About All England Sculpture

All England Sculpture Slide Box

1971

The first habitable space ship was launched by the USSR and the USA’s Apollo 15 and 16 missions landed on the moon. The world was enchanted with dissolving boundaries between space and time. On earth, young artist Simon English was to embark on a Summer-long journey towards a sculpture of national scale entitled, All England Sculpture.

From an airborne perspective Simon had divided the word ENGLAND into 75 component points and marked it down the length of a survey map of the country. The sculpture was to be 275 miles long and 40 miles wide. Each of the 75 letter-making points was 10 miles apart and letters separated by15 miles. Haphazardly traversing the country by trekking and hitch-hiking Simon would visit 20 of the then 41 English counties.

Almost always going somewhere between somewhere else, moving backwards and forwards, over and across boundaries between the rural and urban he experienced encounters with people and place, environments and ecologies and flora and fauna.

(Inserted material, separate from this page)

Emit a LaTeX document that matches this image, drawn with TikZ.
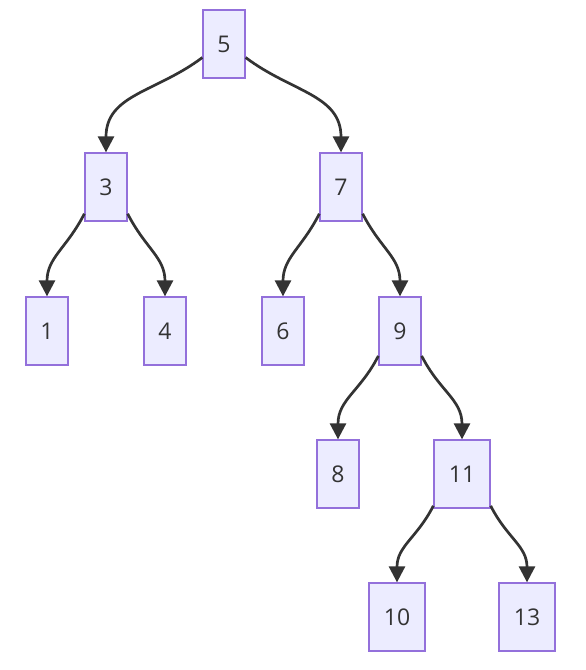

Using black and white film Simon photographed the view at each of the 75 points visited. He recorded images of fat hedgerows and fields full of crops at busy farms. Cobbled village roads led to still operative quarries and mines. Spaces unknown between cities and the countryside. At each individual point Simon also recorded himself, and anyone else present, with the glorious richness of 35 mm Kodacolor slide film. As a response to the climate, and farming techniques of almost forty years ago he also collected and later preserved wild flowers, crop samples and leaves – his journey also, then, charting seasonality and informed by agricultural practice and bionomics.

Shrunk to map-pin miniatures St. George’s Crosses were studded to tree trunks, indifferent to years of shifting boundaries between county borders; to gateposts and to pylons, to each surface the map-pin stapled a letter stating that Simon English had been there, what his intention was and to contact him should one encounter the evidence of his endeavour. People replied with handwritten letters stating that they too had been where he had, had seen his note and were letting him know its survival.

On completion of his journey Simon’s work was distributed by slide presentations with live voiceover and exhibitions of the components of the archived evidence collated in the making of the All England Sculpture. At its inaugural exhibition Simon English was awarded the Northern Young Contemporaries Art Prize for this beginning of what has become a life-long passion for fusing art with land.